▶ [Task requirements] Retype only what runs from the beginning of the data through the line with "25000, 30000, 35000];"; please omit the pictures and keep every line exact.
================
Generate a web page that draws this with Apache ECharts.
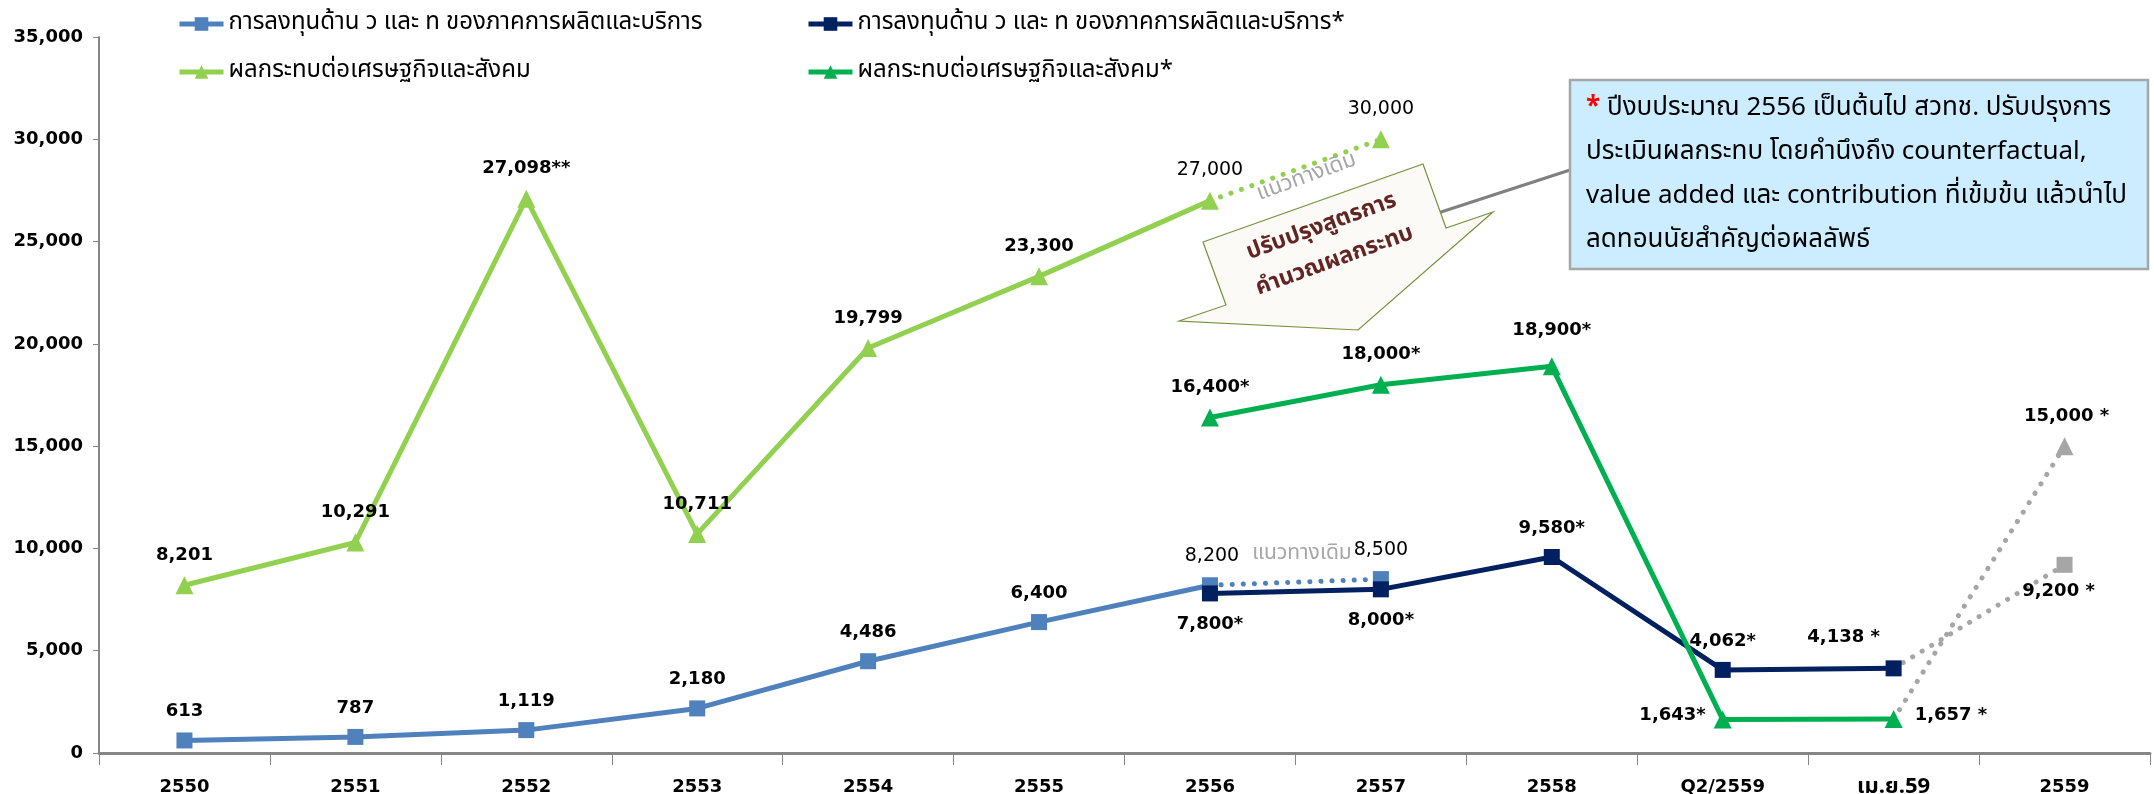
<!DOCTYPE html>
<html>
<head>
<meta charset="utf-8">
<script src="https://cdn.jsdelivr.net/npm/echarts@6/dist/echarts.min.js"></script>
<style>
  html, body { margin: 0; padding: 0; background: #fff; }
  #chart { width: 2154px; height: 794px; }
</style>
</head>
<body>
<div id="chart"></div>
<script>
// categories (x axis)
const categories = ["2550", "2551", "2552", "2553", "2554", "2555", "2556", "2557", "2558", "Q2/2559", "เม.ย.59", "2559"];
const yTicks = [0, 5000, 10000, 15000, 20000, 25000, 30000, 35000];

// R&D investment of production and service sector (old formula)
const investOld = [613, 787, 1119, 2180, 4486, 6400, 8200, null, null, null, null, null];
const investOldTrend = [null, null, null, null, null, null, 8200, 8500, null, null, null, null];
// new formula (*)
const investNew = [null, null, null, null, null, null, 7800, 8000, 9580, 4062, 4138, null];
const investTarget = [null, null, null, null, null, null, null, null, null, null, 4138, 9200];

// economic & social impact (old formula)
const impactOld = [8201, 10291, 27098, 10711, 19799, 23300, 27000, null, null, null, null, null];
const impactOldTrend = [null, null, null, null, null, null, 27000, 30000, null, null, null, null];
// new formula (*)
const impactNew = [null, null, null, null, null, null, 16400, 18000, 18900, 1643, 1657, null];
const impactTarget = [null, null, null, null, null, null, null, null, null, null, 1657, 15000];

// label suffixes
const impactOldMark = ["", "", "**", "", "", "", "", "", "", "", "", ""];
const newMark = ["", "", "", "", "", "", "*", "*", "*", "*", " *", " *"];

const nameA = "การลงทุนด้าน ว และ ท ของภาคการผลิตและบริการ";
const nameB = "การลงทุนด้าน ว และ ท ของภาคการผลิตและบริการ*";
const nameC = "ผลกระทบต่อเศรษฐกิจและสังคม";
const nameD = "ผลกระทบต่อเศรษฐกิจและสังคม*";

const cBlue = "#4F81BD", cNavy = "#002060", cLime = "#92D050", cGreen = "#00B050", cGray = "#A6A6A6";
const numFont = '"DejaVu Sans", sans-serif';
const thaiFont = 'Tahoma, "Noto Sans Thai", "Loma", "Garuda", "DejaVu Sans", sans-serif';

const fmt = (v) => v.toLocaleString("en-US");

// build items; opts maps index -> label overrides
function items(values, marks, opts) {
  return values.map((v, i) => {
    if (v == null) return null;
    const o = (opts && opts[i]) || {};
    const it = { value: v };
    if (o.hide) {
      it.label = { show: false };
      it.symbol = "none";
      return it;
    }
    it.label = Object.assign({ formatter: fmt(v) + (marks ? marks[i] : "") }, o.label || {});
    return it;
  });
}

const baseLabel = {
  show: true,
  position: "top",
  distance: 12,
  fontFamily: numFont,
  fontWeight: "bold",
  fontSize: 18,
  color: "#000"
};
const thinLabel = { fontWeight: "normal", fontSize: 19 };

const chart = echarts.init(document.getElementById("chart"));

const legendText = { fontFamily: thaiFont, fontSize: 24, color: "#000" };
const option = {
  animation: false,
  backgroundColor: "#fff",
  legend: [
    { data: [nameA], left: 177, top: 12 },
    { data: [nameB], left: 806, top: 12 },
    { data: [nameC], left: 177, top: 60 },
    { data: [nameD], left: 806, top: 60 }
  ].map((l) => Object.assign(l, {
    itemWidth: 44, itemHeight: 17, itemGap: 2, padding: 0,
    lineStyle: { width: 5 },
    textStyle: legendText, selectedMode: false
  })),
  grid: { left: 99, right: 4, top: 37, bottom: 41, containLabel: false, outerBoundsMode: "none" },
  xAxis: {
    type: "category",
    data: categories,
    boundaryGap: true,
    axisLine: { lineStyle: { color: "#868686", width: 3 } },
    axisTick: { show: true, length: 12, lineStyle: { color: "#868686", width: 1 } },
    axisLabel: {
      interval: 0,
      margin: 25,
      fontFamily: numFont,
      fontWeight: "bold",
      fontSize: 18,
      color: "#000",
      formatter: (v) => v === "เม.ย.59" ? "{big|" + v + "}" : v,
      rich: { big: { fontFamily: thaiFont, fontWeight: "bold", fontSize: 22, color: "#000" } }
    },
    splitLine: { show: false }
  },
  yAxis: {
    type: "value",
    min: yTicks[0],
    max: yTicks[yTicks.length - 1],
    interval: yTicks[1] - yTicks[0],
    axisLine: { show: true, lineStyle: { color: "#868686", width: 2 } },
    axisTick: { show: true, length: 6, lineStyle: { color: "#868686" } },
    axisLabel: {
      margin: 16,
      fontFamily: numFont,
      fontWeight: "bold",
      fontSize: 18,
      color: "#000",
      formatter: (v) => fmt(v)
    },
    splitLine: { show: false }
  },
  series: [
    {
      name: nameA, type: "line", z: 3,
      symbol: "rect", symbolSize: 16,
      lineStyle: { color: cBlue, width: 5 },
      itemStyle: { color: cBlue },
      label: baseLabel,
      data: items(investOld, null, { 6: { label: Object.assign({ offset: [2, 0] }, thinLabel) } })
    },
    {
      name: "A-trend", type: "line", z: 2,
      symbol: "rect", symbolSize: 16,
      lineStyle: { color: cBlue, width: 5, type: [0.1, 11], cap: "round" },
      itemStyle: { color: cBlue },
      label: baseLabel,
      data: items(investOldTrend, null, { 6: { hide: true }, 7: { label: thinLabel } })
    },
    {
      name: nameB, type: "line", z: 4,
      symbol: "rect", symbolSize: 16,
      lineStyle: { color: cNavy, width: 5 },
      itemStyle: { color: cNavy },
      label: baseLabel,
      data: items(investNew, newMark, {
        6: { label: { position: "bottom", distance: 14 } },
        7: { label: { position: "bottom", distance: 14 } },
        10: { label: { offset: [-50, -2] } }
      })
    },
    {
      name: "B-target", type: "line", z: 2,
      symbol: "rect", symbolSize: 16,
      lineStyle: { color: cGray, width: 5, type: [0.1, 11], cap: "round" },
      itemStyle: { color: cGray },
      label: baseLabel,
      data: items(investTarget, newMark, { 10: { hide: true }, 11: { label: { position: "bottom", distance: 10, offset: [-6, 0] } } })
    },
    {
      name: nameC, type: "line", z: 3,
      symbol: "triangle", symbolSize: 18,
      lineStyle: { color: cLime, width: 5 },
      itemStyle: { color: cLime },
      label: baseLabel,
      data: items(impactOld, impactOldMark, { 6: { label: thinLabel } })
    },
    {
      name: "C-trend", type: "line", z: 2,
      symbol: "triangle", symbolSize: 18,
      lineStyle: { color: cLime, width: 5, type: [0.1, 11], cap: "round" },
      itemStyle: { color: cLime },
      label: baseLabel,
      data: items(impactOldTrend, null, { 6: { hide: true }, 7: { label: thinLabel } })
    },
    {
      name: nameD, type: "line", z: 4,
      symbol: "triangle", symbolSize: 18,
      lineStyle: { color: cGreen, width: 5 },
      itemStyle: { color: cGreen },
      label: baseLabel,
      data: items(impactNew, newMark, {
        8: { label: { distance: 18 } },
        9: { label: { position: "left", distance: 8, offset: [0, -4] } },
        10: { label: { position: "right", distance: 12, offset: [0, -4] } }
      })
    },
    {
      name: "D-target", type: "line", z: 2,
      symbol: "triangle", symbolSize: 18,
      lineStyle: { color: cGray, width: 5, type: [0.1, 11], cap: "round" },
      itemStyle: { color: cGray },
      label: baseLabel,
      data: items(impactTarget, newMark, { 10: { hide: true }, 11: { label: { offset: [2, 0] } } })
    }
  ],
  graphic: [
    // connector from arrow to note box
    { type: "line", z: 1, shape: { x1: 1438, y1: 213, x2: 1570, y2: 170 }, style: { stroke: "#808080", lineWidth: 3 } },
    // block arrow
    {
      type: "polygon", z: 5,
      shape: { points: [[1203, 242], [1423, 164], [1446, 228], [1493, 212], [1358, 330], [1179, 321], [1226, 305]] },
      style: { fill: "#FBFAF6", stroke: "#76923C", lineWidth: 1.2 }
    },
    {
      type: "text", z: 6, x: 1322, y: 228, rotation: 20 * Math.PI / 180,
      style: { text: "ปรับปรุงสูตรการ", fill: "#632523", font: 'bold 23px ' + thaiFont, textAlign: "center", textVerticalAlign: "middle" }
    },
    {
      type: "text", z: 6, x: 1335, y: 262, rotation: 20 * Math.PI / 180,
      style: { text: "คำนวณผลกระทบ", fill: "#632523", font: 'bold 23px ' + thaiFont, textAlign: "center", textVerticalAlign: "middle" }
    },
    // original trend notes
    {
      type: "text", z: 6, x: 1307, y: 178, rotation: 20 * Math.PI / 180,
      style: { text: "แนวทางเดิม", fill: cGray, font: '22px ' + thaiFont, textAlign: "center", textVerticalAlign: "middle" }
    },
    {
      type: "text", z: 6, x: 1302, y: 555,
      style: { text: "แนวทางเดิม", fill: cGray, font: '21px ' + thaiFont, textAlign: "center", textVerticalAlign: "middle" }
    },
    // note box
    {
      type: "rect", z: 5,
      shape: { x: 1570, y: 80, width: 578, height: 189 },
      style: { fill: "#CCECFF", stroke: "#A6A6A6", lineWidth: 2.5 }
    },
    {
      type: "text", z: 6, x: 1586, y: 88,
      style: {
        rich: {
          r: { fill: "#FF0000", font: 'bold 26px ' + thaiFont, lineHeight: 44 },
          t: { fill: "#000", font: '26px ' + thaiFont, lineHeight: 44 }
        },
        text: "{r|*}{t| ปีงบประมาณ 2556 เป็นต้นไป สวทช. ปรับปรุงการ}\n" +
              "{t|ประเมินผลกระทบ โดยคำนึงถึง counterfactual,}\n" +
              "{t|value added และ contribution ที่เข้มข้น แล้วนำไป}\n" +
              "{t|ลดทอนนัยสำคัญต่อผลลัพธ์}"
      }
    }
  ]
};

chart.setOption(option);
</script>
</body>
</html>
================
▶ [Output of the exercise]
Generate a web page that draws this with Apache ECharts.
<!DOCTYPE html>
<html>
<head>
<meta charset="utf-8">
<script src="https://cdn.jsdelivr.net/npm/echarts@6/dist/echarts.min.js"></script>
<style>
  html, body { margin: 0; padding: 0; background: #fff; }
  #chart { width: 2154px; height: 794px; }
</style>
</head>
<body>
<div id="chart"></div>
<script>
// categories (x axis)
const categories = ["2550", "2551", "2552", "2553", "2554", "2555", "2556", "2557", "2558", "Q2/2559", "เม.ย.59", "2559"];
const yTicks = [0, 5000, 10000, 15000, 20000, 25000, 30000, 35000];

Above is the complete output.